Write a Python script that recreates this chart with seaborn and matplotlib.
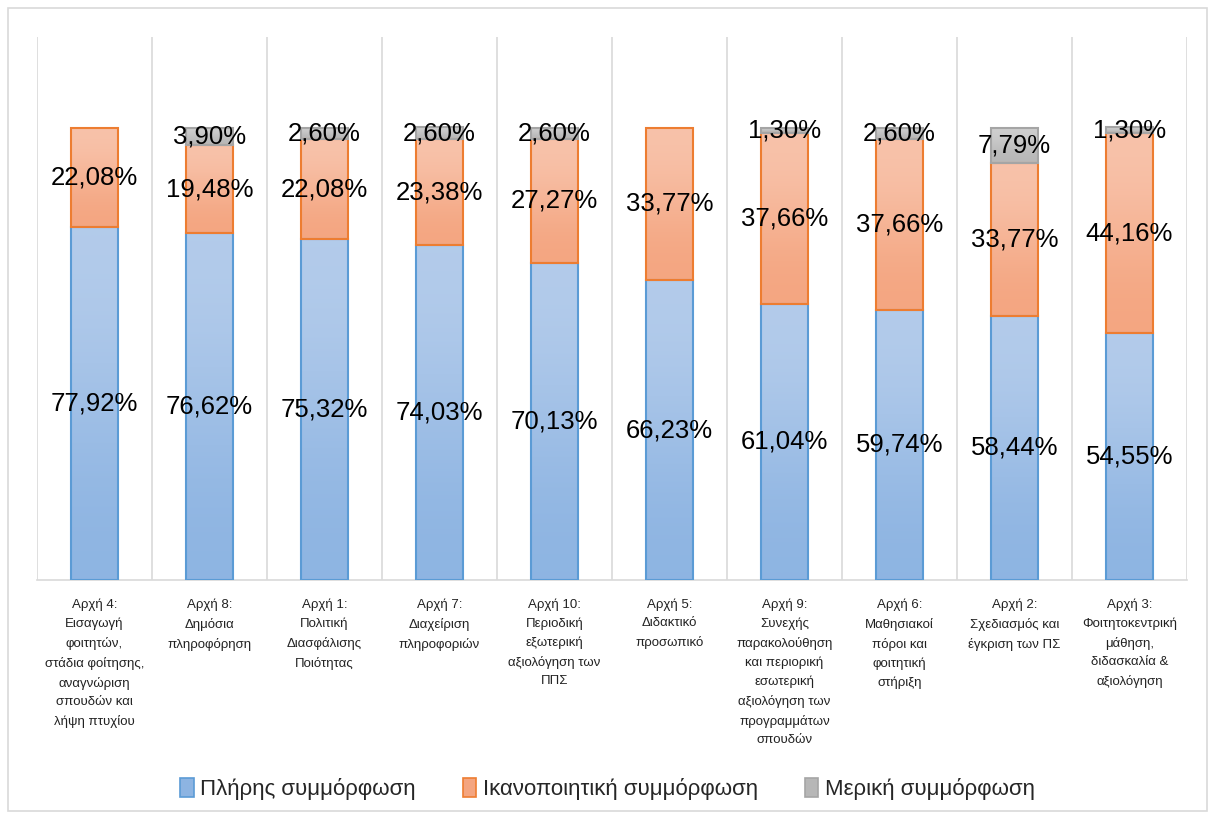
import numpy as np
import matplotlib.pyplot as plt
import seaborn as sns
from matplotlib.patches import Rectangle, Patch

# Data (percent of programmes)
categories = [
    "Αρχή 4:\nΕισαγωγή\nφοιτητών,\nστάδια φοίτησης,\nαναγνώριση\nσπουδών και\nλήψη πτυχίου",
    "Αρχή 8:\nΔημόσια\nπληροφόρηση",
    "Αρχή 1:\nΠολιτική\nΔιασφάλισης\nΠοιότητας",
    "Αρχή 7:\nΔιαχείριση\nπληροφοριών",
    "Αρχή 10:\nΠεριοδική\nεξωτερική\nαξιολόγηση των\nΠΠΣ",
    "Αρχή 5:\nΔιδακτικό\nπροσωπικό",
    "Αρχή 9:\nΣυνεχής\nπαρακολούθηση\nκαι περιορική\nεσωτερική\nαξιολόγηση των\nπρογραμμάτων\nσπουδών",
    "Αρχή 6:\nΜαθησιακοί\nπόροι και\nφοιτητική\nστήριξη",
    "Αρχή 2:\nΣχεδιασμός και\nέγκριση των ΠΣ",
    "Αρχή 3:\nΦοιτητοκεντρική\nμάθηση,\nδιδασκαλία &\nαξιολόγηση",
]
full = [77.92, 76.62, 75.32, 74.03, 70.13, 66.23, 61.04, 59.74, 58.44, 54.55]
satisfactory = [22.08, 19.48, 22.08, 23.38, 27.27, 33.77, 37.66, 37.66, 33.77, 44.16]
partial = [0.0, 3.90, 2.60, 2.60, 2.60, 0.0, 1.30, 2.60, 7.79, 1.30]
series_names = ["Πλήρης συμμόρφωση", "Ικανοποιητική συμμόρφωση", "Μερική συμμόρφωση"]

sns.set_theme(style="white")
plt.rcParams["font.family"] = ["Liberation Sans", "DejaVu Sans"]

fig = plt.figure(figsize=(12.15, 8.19), dpi=100)
ax = fig.add_axes([0.0305, 0.2918, 0.9465, 0.663])

# (edge colour, gradient top, gradient bottom)
styles = [
    ("#5b9bd5", "#b4cceb", "#8db4e2"),
    ("#ed7d31", "#f8c3ab", "#f4a580"),
    ("#a5a5a5", "#cfcfcf", "#b7b7b7"),
]

x = np.arange(len(categories))
full_a = np.array(full)
sat_a = np.array(satisfactory)
part_a = np.array(partial)
bottoms = [np.zeros(len(x)), full_a, full_a + sat_a]
values = [full_a, sat_a, part_a]

for vals, bot, (ec, c_top, c_bot) in zip(values, bottoms, styles):
    n_before = len(ax.patches)
    sns.barplot(x=x, y=vals, bottom=bot, color=c_bot, width=0.41,
                edgecolor=ec, linewidth=1.5, native_scale=True, ax=ax)
    grad = np.array([[0.0], [1.0]])
    cmap = plt.matplotlib.colors.LinearSegmentedColormap.from_list("g", [c_top, c_bot])
    for p in ax.patches[n_before:]:
        if p.get_height() <= 0:
            p.set_visible(False)
            continue
        bx, by, bw, bh = p.get_x(), p.get_y(), p.get_width(), p.get_height()
        im = ax.imshow(grad, cmap=cmap, aspect="auto", interpolation="bicubic",
                       extent=[bx, bx + bw, by, by + bh], origin="upper", zorder=2)
        im.set_clip_path(p)
        p.set_facecolor("none")
        p.set_zorder(3)

# value labels
for vals, bot in zip(values, bottoms):
    for xi, v, b in zip(x, vals, bot):
        if v <= 0:
            continue
        ax.text(xi, b + v / 2, f"{v:.2f}%".replace(".", ","), ha="center",
                va="center", fontsize=18.5, color="black", zorder=5)

ax.set_xlim(-0.5, len(x) - 0.5)
ax.set_ylim(0, 120)
ax.set_yticks([])
ax.set_xticks(x)
ax.set_xticklabels(categories, fontsize=9.5, linespacing=1.7, va="top")
ax.set_xticks(np.arange(-0.5, len(x), 1), minor=True)
ax.tick_params(axis="x", which="both", length=0, pad=13, colors="#222222")
ax.grid(False)
ax.grid(which="minor", axis="x", color="#d9d9d9", linewidth=1.2)
ax.set_xlabel("")
for s in ["top", "left", "right"]:
    ax.spines[s].set_visible(False)
ax.spines["bottom"].set_color("#d9d9d9")
ax.spines["bottom"].set_linewidth(1.2)
ax.spines["bottom"].set_zorder(1)

handles = [Patch(facecolor=st[2], edgecolor=st[0], linewidth=1.2) for st in styles]
fig.legend(handles, series_names, loc="center", bbox_to_anchor=(0.5, 1 - 789 / 819),
           ncol=3, frameon=False, fontsize=16, handlelength=0.6, handleheight=0.9,
           handletextpad=0.3, columnspacing=2.1)

fig.patches.append(Rectangle((8 / 1215, 8 / 819), 1199 / 1215, 803 / 819,
                             transform=fig.transFigure, fill=False,
                             edgecolor="#d9d9d9", linewidth=1.2))

fig.savefig("out.png", dpi=100)
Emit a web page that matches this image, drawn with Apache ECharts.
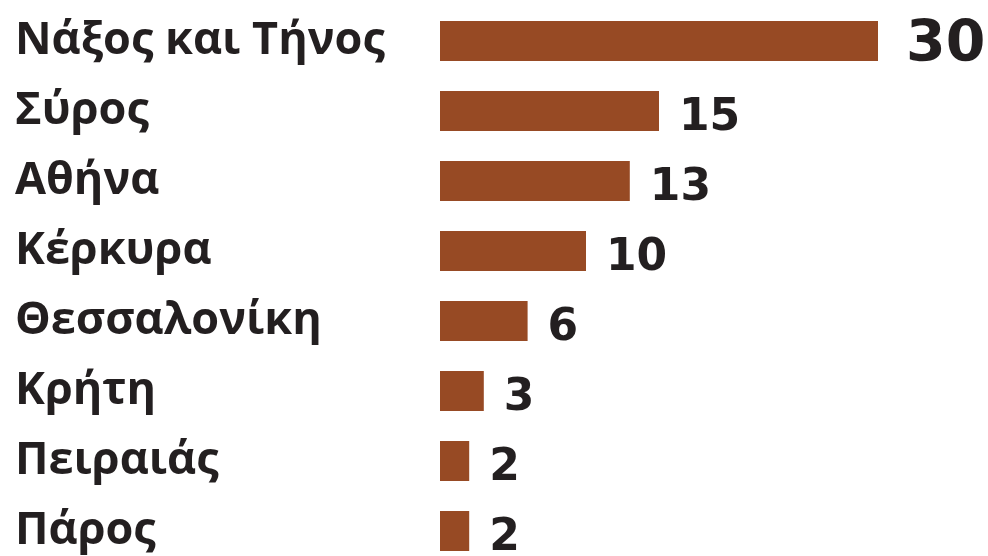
<!DOCTYPE html>
<html lang="el">
<head>
    <meta charset="UTF-8">
    <title>Bar chart</title>
    <script src="https://cdn.jsdelivr.net/npm/echarts@6/dist/echarts.min.js"></script>
    <style>
        html, body { margin: 0; padding: 0; background: #ffffff; overflow: hidden; }
        /* a little taller than the window so the last row can sit at the bottom edge */
        #chart { width: 988px; height: 570px; }
    </style>
</head>
<body>
    <div id="chart"></div>
    <script>
        // data
        const places = ['Νάξος και Τήνος', 'Σύρος', 'Αθήνα', 'Κέρκυρα', 'Θεσσαλονίκη', 'Κρήτη', 'Πειραιάς', 'Πάρος'];
        const counts = [30, 15, 13, 10, 6, 3, 2, 2];

        const barColor = '#974a24';
        const textColor = '#231f20';
        const maxCount = Math.max(...counts);

        const chart = echarts.init(document.getElementById('chart'));

        chart.setOption({
            animation: false,
            grid: { left: 440, width: 438, top: 6, height: 560, containLabel: false },
            xAxis: {
                type: 'value',
                min: 0,
                max: 30,
                show: false
            },
            yAxis: {
                type: 'category',
                data: places,
                inverse: true,
                axisLine: { show: false },
                axisTick: { show: false },
                splitLine: { show: false },
                axisLabel: {
                    align: 'left',
                    margin: 425,
                    color: textColor,
                    fontFamily: 'Open Sans',
                    fontWeight: 'bold',
                    fontSize: 45
                }
            },
            series: [{
                type: 'bar',
                barWidth: 40,
                itemStyle: { color: barColor },
                label: {
                    show: true,
                    position: 'right',
                    distance: 20,
                    offset: [0, 8],
                    color: textColor,
                    fontFamily: 'DejaVu Sans',
                    fontWeight: 'bold',
                    fontSize: 44
                },
                // the biggest value gets a larger label
                data: counts.map(v => v === maxCount
                    ? { value: v, label: { fontSize: 57, distance: 28, offset: [0, 5] } }
                    : v)
            }]
        });
    </script>
</body>
</html>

== WRITTEN INSTRUCTION ==
Reproduce the entries above word for word. Pictures stay out.

== RESPONSE TO THIS EXERCISE ==
Write a Python script that recreates this chart with seaborn and matplotlib.
import numpy as np
import matplotlib.pyplot as plt
import seaborn as sns
from matplotlib.patches import Rectangle, Patch

# Data (percent of programmes)
categories = [
    "Αρχή 4:\nΕισαγωγή\nφοιτητών,\nστάδια φοίτησης,\nαναγνώριση\nσπουδών και\nλήψη πτυχίου",
    "Αρχή 8:\nΔημόσια\nπληροφόρηση",
    "Αρχή 1:\nΠολιτική\nΔιασφάλισης\nΠοιότητας",
    "Αρχή 7:\nΔιαχείριση\nπληροφοριών",
    "Αρχή 10:\nΠεριοδική\nεξωτερική\nαξιολόγηση των\nΠΠΣ",
    "Αρχή 5:\nΔιδακτικό\nπροσωπικό",
    "Αρχή 9:\nΣυνεχής\nπαρακολούθηση\nκαι περιορική\nεσωτερική\nαξιολόγηση των\nπρογραμμάτων\nσπουδών",
    "Αρχή 6:\nΜαθησιακοί\nπόροι και\nφοιτητική\nστήριξη",
    "Αρχή 2:\nΣχεδιασμός και\nέγκριση των ΠΣ",
    "Αρχή 3:\nΦοιτητοκεντρική\nμάθηση,\nδιδασκαλία &\nαξιολόγηση",
]
full = [77.92, 76.62, 75.32, 74.03, 70.13, 66.23, 61.04, 59.74, 58.44, 54.55]
satisfactory = [22.08, 19.48, 22.08, 23.38, 27.27, 33.77, 37.66, 37.66, 33.77, 44.16]
partial = [0.0, 3.90, 2.60, 2.60, 2.60, 0.0, 1.30, 2.60, 7.79, 1.30]
series_names = ["Πλήρης συμμόρφωση", "Ικανοποιητική συμμόρφωση", "Μερική συμμόρφωση"]

sns.set_theme(style="white")
plt.rcParams["font.family"] = ["Liberation Sans", "DejaVu Sans"]

fig = plt.figure(figsize=(12.15, 8.19), dpi=100)
ax = fig.add_axes([0.0305, 0.2918, 0.9465, 0.663])

# (edge colour, gradient top, gradient bottom)
styles = [
    ("#5b9bd5", "#b4cceb", "#8db4e2"),
    ("#ed7d31", "#f8c3ab", "#f4a580"),
    ("#a5a5a5", "#cfcfcf", "#b7b7b7"),
]

x = np.arange(len(categories))
full_a = np.array(full)
sat_a = np.array(satisfactory)
part_a = np.array(partial)
bottoms = [np.zeros(len(x)), full_a, full_a + sat_a]
values = [full_a, sat_a, part_a]

for vals, bot, (ec, c_top, c_bot) in zip(values, bottoms, styles):
    n_before = len(ax.patches)
    sns.barplot(x=x, y=vals, bottom=bot, color=c_bot, width=0.41,
                edgecolor=ec, linewidth=1.5, native_scale=True, ax=ax)
    grad = np.array([[0.0], [1.0]])
    cmap = plt.matplotlib.colors.LinearSegmentedColormap.from_list("g", [c_top, c_bot])
    for p in ax.patches[n_before:]:
        if p.get_height() <= 0:
            p.set_visible(False)
            continue
        bx, by, bw, bh = p.get_x(), p.get_y(), p.get_width(), p.get_height()
        im = ax.imshow(grad, cmap=cmap, aspect="auto", interpolation="bicubic",
                       extent=[bx, bx + bw, by, by + bh], origin="upper", zorder=2)
        im.set_clip_path(p)
        p.set_facecolor("none")
        p.set_zorder(3)

# value labels
for vals, bot in zip(values, bottoms):
    for xi, v, b in zip(x, vals, bot):
        if v <= 0:
            continue
        ax.text(xi, b + v / 2, f"{v:.2f}%".replace(".", ","), ha="center",
                va="center", fontsize=18.5, color="black", zorder=5)

ax.set_xlim(-0.5, len(x) - 0.5)
ax.set_ylim(0, 120)
ax.set_yticks([])
ax.set_xticks(x)
ax.set_xticklabels(categories, fontsize=9.5, linespacing=1.7, va="top")
ax.set_xticks(np.arange(-0.5, len(x), 1), minor=True)
ax.tick_params(axis="x", which="both", length=0, pad=13, colors="#222222")
ax.grid(False)
ax.grid(which="minor", axis="x", color="#d9d9d9", linewidth=1.2)
ax.set_xlabel("")
for s in ["top", "left", "right"]:
    ax.spines[s].set_visible(False)
ax.spines["bottom"].set_color("#d9d9d9")
ax.spines["bottom"].set_linewidth(1.2)
ax.spines["bottom"].set_zorder(1)

handles = [Patch(facecolor=st[2], edgecolor=st[0], linewidth=1.2) for st in styles]
fig.legend(handles, series_names, loc="center", bbox_to_anchor=(0.5, 1 - 789 / 819),
           ncol=3, frameon=False, fontsize=16, handlelength=0.6, handleheight=0.9,
           handletextpad=0.3, columnspacing=2.1)

fig.patches.append(Rectangle((8 / 1215, 8 / 819), 1199 / 1215, 803 / 819,
                             transform=fig.transFigure, fill=False,
                             edgecolor="#d9d9d9", linewidth=1.2))

fig.savefig("out.png", dpi=100)
Emit a web page that matches this image, drawn with Apache ECharts.
<!DOCTYPE html>
<html lang="el">
<head>
    <meta charset="UTF-8">
    <title>Bar chart</title>
    <script src="https://cdn.jsdelivr.net/npm/echarts@6/dist/echarts.min.js"></script>
    <style>
        html, body { margin: 0; padding: 0; background: #ffffff; overflow: hidden; }
        /* a little taller than the window so the last row can sit at the bottom edge */
        #chart { width: 988px; height: 570px; }
    </style>
</head>
<body>
    <div id="chart"></div>
    <script>
        // data
        const places = ['Νάξος και Τήνος', 'Σύρος', 'Αθήνα', 'Κέρκυρα', 'Θεσσαλονίκη', 'Κρήτη', 'Πειραιάς', 'Πάρος'];
        const counts = [30, 15, 13, 10, 6, 3, 2, 2];

        const barColor = '#974a24';
        const textColor = '#231f20';
        const maxCount = Math.max(...counts);

        const chart = echarts.init(document.getElementById('chart'));

        chart.setOption({
            animation: false,
            grid: { left: 440, width: 438, top: 6, height: 560, containLabel: false },
            xAxis: {
                type: 'value',
                min: 0,
                max: 30,
                show: false
            },
            yAxis: {
                type: 'category',
                data: places,
                inverse: true,
                axisLine: { show: false },
                axisTick: { show: false },
                splitLine: { show: false },
                axisLabel: {
                    align: 'left',
                    margin: 425,
                    color: textColor,
                    fontFamily: 'Open Sans',
                    fontWeight: 'bold',
                    fontSize: 45
                }
            },
            series: [{
                type: 'bar',
                barWidth: 40,
                itemStyle: { color: barColor },
                label: {
                    show: true,
                    position: 'right',
                    distance: 20,
                    offset: [0, 8],
                    color: textColor,
                    fontFamily: 'DejaVu Sans',
                    fontWeight: 'bold',
                    fontSize: 44
                },
                // the biggest value gets a larger label
                data: counts.map(v => v === maxCount
                    ? { value: v, label: { fontSize: 57, distance: 28, offset: [0, 5] } }
                    : v)
            }]
        });
    </script>
</body>
</html>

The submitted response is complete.